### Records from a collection
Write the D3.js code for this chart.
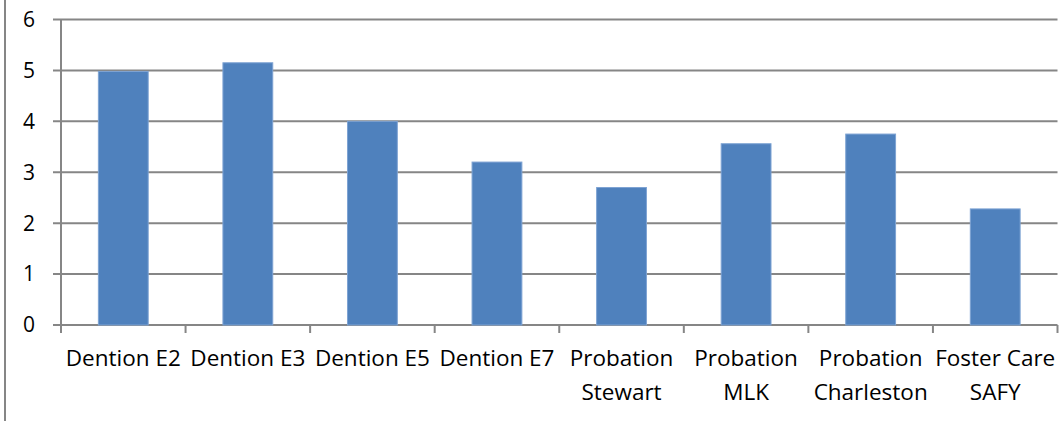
<!DOCTYPE html>
<html>
<head>
<meta charset="utf-8">
<script src="https://cdn.jsdelivr.net/npm/d3@7"></script>
<style>
  html, body { margin: 0; padding: 0; background: #fff; }
  svg { display: block; }
</style>
</head>
<body>
<svg id="chart" width="1060" height="421"></svg>
<script>
const categories = ["Dention E2", "Dention E3", "Dention E5", "Dention E7",
  "Probation Stewart", "Probation MLK", "Probation Charleston", "Foster Care SAFY"];
const tickLabelLines = [["Dention E2"], ["Dention E3"], ["Dention E5"], ["Dention E7"],
  ["Probation", "Stewart"], ["Probation", "MLK"], ["Probation", "Charleston"], ["Foster Care", "SAFY"]];
const values = [4.98, 5.15, 4.0, 3.2, 2.7, 3.56, 3.75, 2.28];
const yTicks = [0, 1, 2, 3, 4, 5, 6];

const svg = d3.select("#chart");
const plotLeft = 61, plotRight = 1057.5, plotTop = 19.5, plotBottom = 325;
const gridColor = "#868686";
const font = "'Open Sans', sans-serif";

// outer frame line on the left
svg.append("line").attr("x1", 5).attr("x2", 5).attr("y1", 0).attr("y2", 421)
  .attr("stroke", gridColor).attr("stroke-width", 2);

const x = d3.scaleBand().domain(categories).range([plotLeft, plotRight])
  .paddingInner(0.6).paddingOuter(0.3);
const y = d3.scaleLinear().domain([0, 6]).range([plotBottom, plotTop]);

// gridlines + y ticks
svg.append("g").selectAll("line").data(yTicks).join("line")
  .attr("x1", plotLeft - 8).attr("x2", plotRight)
  .attr("y1", d => y(d)).attr("y2", d => y(d))
  .attr("stroke", gridColor).attr("stroke-width", 2);

// y axis line
svg.append("line").attr("x1", plotLeft).attr("x2", plotLeft).attr("y1", y(6)).attr("y2", plotBottom + 8)
  .attr("stroke", gridColor).attr("stroke-width", 2);

// x tick marks at category boundaries
const step = x.step();
const boundaries = d3.range(1, categories.length + 1).map(i => plotLeft + i * step);
svg.append("g").selectAll("line").data(boundaries).join("line")
  .attr("x1", d => d).attr("x2", d => d).attr("y1", plotBottom).attr("y2", plotBottom + 8)
  .attr("stroke", gridColor).attr("stroke-width", 2);

// y labels
svg.append("g").selectAll("text").data(yTicks).join("text")
  .attr("x", 35).attr("y", d => y(d)).attr("dy", "0.35em")
  .attr("text-anchor", "end").attr("font-family", font).attr("font-size", 21)
  .attr("fill", "#000").text(d => d);

// bars
svg.append("g").selectAll("rect").data(values).join("rect")
  .attr("x", (d, i) => x(categories[i]))
  .attr("width", x.bandwidth())
  .attr("y", d => y(d))
  .attr("height", d => plotBottom - y(d))
  .attr("fill", "#4F81BD")
  .attr("stroke", "#7ea3d3").attr("stroke-width", 1);

// x labels
const lab = svg.append("g").selectAll("text").data(categories).join("text")
  .attr("text-anchor", "middle").attr("font-family", font).attr("font-size", 22.5)
  .attr("fill", "#000");
lab.each(function(c, i) {
  const cx = x(c) + x.bandwidth() / 2;
  d3.select(this).selectAll("tspan").data(tickLabelLines[i]).join("tspan")
    .attr("x", cx).attr("y", (d, j) => 366 + j * 34).text(d => d);
});
</script>
</body>
</html>
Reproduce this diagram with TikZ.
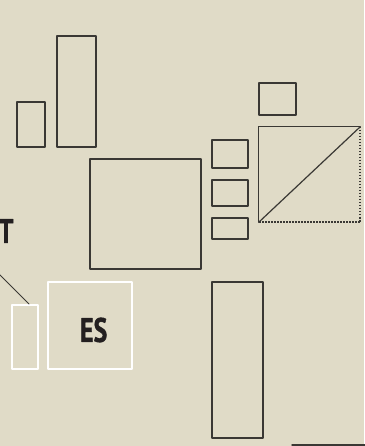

### Your goal
Your task is to repeat the material above exactly, without its pictures.

### Expected answer
Write the D3.js code for this chart.
<!DOCTYPE html>
<html>
<head>
<meta charset="utf-8">
<script src="https://cdn.jsdelivr.net/npm/d3@7"></script>
<style>
  html, body { margin: 0; padding: 0; background: #fff; }
  svg { display: block; }
</style>
</head>
<body>
<svg id="chart" width="1060" height="421"></svg>
<script>
const categories = ["Dention E2", "Dention E3", "Dention E5", "Dention E7",
  "Probation Stewart", "Probation MLK", "Probation Charleston", "Foster Care SAFY"];
const tickLabelLines = [["Dention E2"], ["Dention E3"], ["Dention E5"], ["Dention E7"],
  ["Probation", "Stewart"], ["Probation", "MLK"], ["Probation", "Charleston"], ["Foster Care", "SAFY"]];
const values = [4.98, 5.15, 4.0, 3.2, 2.7, 3.56, 3.75, 2.28];
const yTicks = [0, 1, 2, 3, 4, 5, 6];

const svg = d3.select("#chart");
const plotLeft = 61, plotRight = 1057.5, plotTop = 19.5, plotBottom = 325;
const gridColor = "#868686";
const font = "'Open Sans', sans-serif";

// outer frame line on the left
svg.append("line").attr("x1", 5).attr("x2", 5).attr("y1", 0).attr("y2", 421)
  .attr("stroke", gridColor).attr("stroke-width", 2);

const x = d3.scaleBand().domain(categories).range([plotLeft, plotRight])
  .paddingInner(0.6).paddingOuter(0.3);
const y = d3.scaleLinear().domain([0, 6]).range([plotBottom, plotTop]);

// gridlines + y ticks
svg.append("g").selectAll("line").data(yTicks).join("line")
  .attr("x1", plotLeft - 8).attr("x2", plotRight)
  .attr("y1", d => y(d)).attr("y2", d => y(d))
  .attr("stroke", gridColor).attr("stroke-width", 2);

// y axis line
svg.append("line").attr("x1", plotLeft).attr("x2", plotLeft).attr("y1", y(6)).attr("y2", plotBottom + 8)
  .attr("stroke", gridColor).attr("stroke-width", 2);

// x tick marks at category boundaries
const step = x.step();
const boundaries = d3.range(1, categories.length + 1).map(i => plotLeft + i * step);
svg.append("g").selectAll("line").data(boundaries).join("line")
  .attr("x1", d => d).attr("x2", d => d).attr("y1", plotBottom).attr("y2", plotBottom + 8)
  .attr("stroke", gridColor).attr("stroke-width", 2);

// y labels
svg.append("g").selectAll("text").data(yTicks).join("text")
  .attr("x", 35).attr("y", d => y(d)).attr("dy", "0.35em")
  .attr("text-anchor", "end").attr("font-family", font).attr("font-size", 21)
  .attr("fill", "#000").text(d => d);

// bars
svg.append("g").selectAll("rect").data(values).join("rect")
  .attr("x", (d, i) => x(categories[i]))
  .attr("width", x.bandwidth())
  .attr("y", d => y(d))
  .attr("height", d => plotBottom - y(d))
  .attr("fill", "#4F81BD")
  .attr("stroke", "#7ea3d3").attr("stroke-width", 1);

// x labels
const lab = svg.append("g").selectAll("text").data(categories).join("text")
  .attr("text-anchor", "middle").attr("font-family", font).attr("font-size", 22.5)
  .attr("fill", "#000");
lab.each(function(c, i) {
  const cx = x(c) + x.bandwidth() / 2;
  d3.select(this).selectAll("tspan").data(tickLabelLines[i]).join("tspan")
    .attr("x", cx).attr("y", (d, j) => 366 + j * 34).text(d => d);
});
</script>
</body>
</html>
Reproduce this diagram with TikZ.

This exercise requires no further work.